Hadelich then melted into an octet with SLSO musicians – Kristen Ahlstrom (violin) and Yin Xiong (cello) rounded out the eight – to perform Octet in E-flat major for strings by Felix Mendelssohn. This was the 16-year-old Felix Mendelssohn, who somehow already knew how to write thirty minutes of music for eight musicians that made a listener want to look at eight different people at the same time – for all 30-plus minutes.
Hadelich pulled off massive skyscraper melodic lines, of course, but that was in his job description as soloist. What was new, here, was seeing his sly, strong support for the other musicians. At one point he almost took to a knee to bow out a long, slow, supportive stroke on the violin while someone else was telling their story.
Music is always manual labor, but this octet was intense in that regard. Hadelich and Andrews swayed – is there a way to say “sway” that implies great speed without implying spasm? – in tandem, working out these complex, interwoven melodic lines. Ahlstrom actually went airborne. You do not see this every day in a seated concert performance, but the energy she was shedding through her fiddle made her rise up for just a second.

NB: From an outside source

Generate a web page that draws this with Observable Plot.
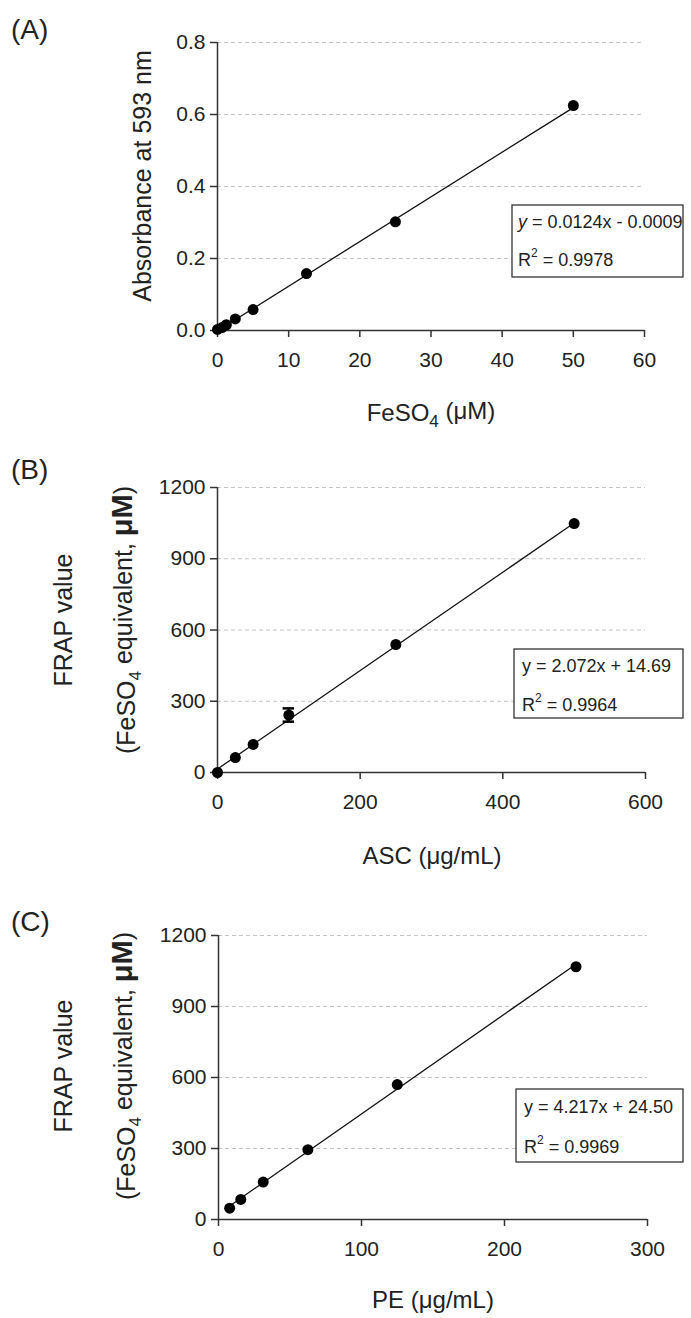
<!DOCTYPE html>
<html><head><meta charset="utf-8">
<script src="https://cdn.jsdelivr.net/npm/d3@7"></script>
<script src="https://cdn.jsdelivr.net/npm/@observablehq/plot@0.6"></script>
<style>
body{margin:0;background:#fff;}
#wrap{position:relative;width:691px;height:1318px;background:#fff;}
#wrap svg{position:absolute;left:0;}
</style></head><body><div id="wrap"></div>
<script>
const FONT = "'Liberation Sans', Arial, Helvetica, sans-serif";

// ---- Panel A: FeSO4 standard curve ----
const feConc = [0, 0.625, 1.25, 2.5, 5, 12.5, 25, 50];
const feAbs  = [0.003, 0.008, 0.016, 0.032, 0.058, 0.158, 0.302, 0.625];
const feFit  = [0.0124, -0.0009];           // slope, intercept
const feXTicks = [0, 10, 20, 30, 40, 50, 60];
const feYTicks = [0, 0.2, 0.4, 0.6, 0.8];

// ---- Panel B: ASC ----
const ascConc = [0, 25, 50, 100, 250, 500];
const ascFrap = [0, 63, 118, 242, 539, 1048];
const ascErr  = [0, 0, 0, 28, 0, 0];
const ascFit  = [2.072, 14.69];
const ascXTicks = [0, 200, 400, 600];
const frapYTicks = [0, 300, 600, 900, 1200];

// ---- Panel C: PE ----
const peConc = [7.8, 15.6, 31.25, 62.5, 125, 250];
const peFrap = [48, 85, 158, 295, 570, 1068];
const peFit  = [4.217, 24.50];
const peXTicks = [0, 100, 200, 300];

const wrap = document.getElementById("wrap");

function panel(cfg) {
  const pts = cfg.xs.map((x, i) => ({x, y: cfg.ys[i], e: cfg.err ? cfg.err[i] : 0}));
  const xMin = d3.min(cfg.xs), xMax = d3.max(cfg.xs);
  const fit = [xMin, xMax].map(x => ({x, y: cfg.fit[0] * x + cfg.fit[1]}));
  const errPts = pts.filter(d => d.e > 0);
  const cap = cfg.cap || 0;
  const marks = [
    Plot.ruleY(cfg.yTicks.filter(t => t > 0), {stroke: "#c4c4c4", strokeDasharray: "4,3", strokeWidth: 1}),
    Plot.axisY({ticks: cfg.yTicks, tickSize: 7, tickPadding: 5, tickFormat: cfg.yFmt, label: null,
                stroke: "#333", strokeWidth: 1.5, fontSize: 21, fill: "#222"}),
    Plot.axisX({ticks: cfg.xTicks, tickSize: 7, tickPadding: 15, tickFormat: d3.format("d"), label: null,
                stroke: "#333", strokeWidth: 1.5, fontSize: 21, fill: "#222"}),
    Plot.ruleY([cfg.yDomain[0]], {stroke: "#333", strokeWidth: 1.5}),
    Plot.ruleX([cfg.xDomain[0]], {stroke: "#333", strokeWidth: 1.5}),
    Plot.line(fit, {x: "x", y: "y", stroke: "#111", strokeWidth: 1.3}),
    Plot.ruleX(errPts, {x: "x", y1: d => d.y - d.e, y2: d => d.y + d.e, stroke: "#000", strokeWidth: 2}),
    Plot.ruleY(errPts, {y: d => d.y + d.e, x1: d => d.x - cap, x2: d => d.x + cap, stroke: "#000", strokeWidth: 2.5}),
    Plot.ruleY(errPts, {y: d => d.y - d.e, x1: d => d.x - cap, x2: d => d.x + cap, stroke: "#000", strokeWidth: 2.5}),
    Plot.dot(pts, {x: "x", y: "y", r: 5.5, fill: "#000", stroke: "none"})
  ];
  const svg = Plot.plot({
    width: 691, height: cfg.height,
    marginLeft: cfg.ml, marginRight: cfg.mr, marginTop: cfg.mt, marginBottom: cfg.mb,
    x: {domain: cfg.xDomain},
    y: {domain: cfg.yDomain},
    style: {fontFamily: FONT, fontSize: "21px", color: "#222", background: "transparent", overflow: "visible"},
    marks
  });
  svg.style.top = cfg.top + "px";
  wrap.appendChild(svg);
  const s = d3.select(svg);
  const g = s.append("g").attr("font-family", FONT).attr("fill", "#222").attr("text-anchor", "start");
  // panel letter
  g.append("text").attr("x", 11).attr("y", cfg.letterY).attr("font-size", 28).text(cfg.letter);
  // x title
  const xt = g.append("text").attr("x", cfg.xtX).attr("y", cfg.xtY).attr("text-anchor", "middle").attr("font-size", 24);
  cfg.xTitle(xt);
  // y title(s)
  cfg.yTitle(g);
  // equation box
  const b = cfg.box;
  g.append("rect").attr("x", b.x).attr("y", b.y).attr("width", b.w).attr("height", b.h)
    .attr("fill", "#fff").attr("stroke", "#333").attr("stroke-width", 1.3);
  const t1 = g.append("text").attr("x", b.tx).attr("y", b.l1).attr("font-size", 18);
  if (cfg.italicY) {
    t1.append("tspan").attr("font-style", "italic").text("y");
    t1.append("tspan").text(" = " + cfg.eqRest);
  } else {
    t1.text("y = " + cfg.eqRest);
  }
  const t2 = g.append("text").attr("x", b.tx).attr("y", b.l2).attr("font-size", 18);
  t2.append("tspan").text("R");
  t2.append("tspan").attr("font-size", 12).attr("dy", "-0.75em").text("2");
  t2.append("tspan").attr("dy", "0.5em").text(" = " + cfg.r2);
}

function frapTitle(g, cy) {
  g.append("text").attr("transform", `translate(72,${cy}) rotate(-90)`).attr("text-anchor", "middle")
    .attr("font-size", 25).text("FRAP value");
  const t = g.append("text").attr("transform", `translate(135,${cy}) rotate(-90)`).attr("text-anchor", "middle")
    .attr("font-size", 25);
  t.append("tspan").text("(FeSO");
  t.append("tspan").attr("font-size", 17).attr("dy", "0.35em").text("4");
  t.append("tspan").attr("dy", "-0.35em").text(" equivalent, ");
  t.append("tspan").attr("font-size", 29).attr("font-weight", "bold").text("\u03BCM");
  t.append("tspan").text(")");
}

panel({
  top: 0, height: 440, ml: 217, mr: 47, mt: 42, mb: 110,
  xs: feConc, ys: feAbs, fit: feFit, xDomain: [0, 60], yDomain: [0, 0.8],
  xTicks: feXTicks, yTicks: feYTicks, yFmt: d3.format(".1f"),
  letter: "(A)", letterY: 39, xtX: 431, xtY: 421,
  xTitle: t => { t.append("tspan").text("FeSO"); t.append("tspan").attr("font-size", 17).attr("dy", "0.35em").text("4");
                 t.append("tspan").attr("dy", "-0.35em").text(" (\u03BCM)"); },
  yTitle: g => g.append("text").attr("transform", "translate(151,176) rotate(-90)").attr("text-anchor", "middle")
                .attr("font-size", 25).text("Absorbance at 593 nm"),
  box: {x: 512, y: 205, w: 171, h: 72, tx: 518, l1: 228, l2: 266},
  italicY: true, eqRest: "0.0124x - 0.0009", r2: "0.9978"
});

panel({
  top: 440, height: 440, ml: 217, mr: 46, mt: 47, mb: 108,
  xs: ascConc, ys: ascFrap, err: ascErr, cap: 8, fit: ascFit, xDomain: [0, 600], yDomain: [0, 1200],
  xTicks: ascXTicks, yTicks: frapYTicks, yFmt: d3.format("d"),
  letter: "(B)", letterY: 39, xtX: 432, xtY: 424,
  xTitle: t => t.text("ASC (\u03BCg/mL)"),
  yTitle: g => frapTitle(g, 180),
  box: {x: 514, y: 209, w: 169, h: 69, tx: 522, l1: 232, l2: 271},
  italicY: false, eqRest: "2.072x + 14.69", r2: "0.9964"
});

panel({
  top: 880, height: 438, ml: 218, mr: 44, mt: 55, mb: 99,
  xs: peConc, ys: peFrap, fit: peFit, xDomain: [0, 300], yDomain: [0, 1200],
  xTicks: peXTicks, yTicks: frapYTicks, yFmt: d3.format("d"),
  letter: "(C)", letterY: 51, xtX: 433, xtY: 428,
  xTitle: t => t.text("PE (\u03BCg/mL)"),
  yTitle: g => frapTitle(g, 186),
  box: {x: 516, y: 209, w: 167, h: 73, tx: 524, l1: 233, l2: 273},
  italicY: false, eqRest: "4.217x + 24.50", r2: "0.9969"
});
</script>
</body></html>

I confess I had brought opera glasses, these mini-binoculars. This gave me such clear views of the musicians that I felt like I was invading their privacy. Casimir smiled as he played viola and had this open, welcoming gaze, just loving to play music and connect with musicians. You knew he would be a cool dude to play music with. I saw, as if under a microscope, Hadelich’s fingertips as he finessed a note slowly down to zero. I could see Andrews watching him as she readied her violin to jump back in, and I saw one pro seeing another pro work the job and thinking that was a pretty good finesse of a note slowly down to zero.
Even at 16, Felix Mendelssohn was not playing. Late in the octet, all bets were suddenly off, and it was a situation of grab a partner and dance to the death. Violins went with violins, viola with viola, cello with cello. Probably this was a temptation of writing an octet, which gives you four pairs of two, which starts to look like a playoff bracket, or a dance-off bracket. A thrash dance that included our guest soloist in a mosh pit with SLSO musicians was not on my rainy Sunday afternoon at the symphony Bingo card, either, but this symphony is always full of surprises.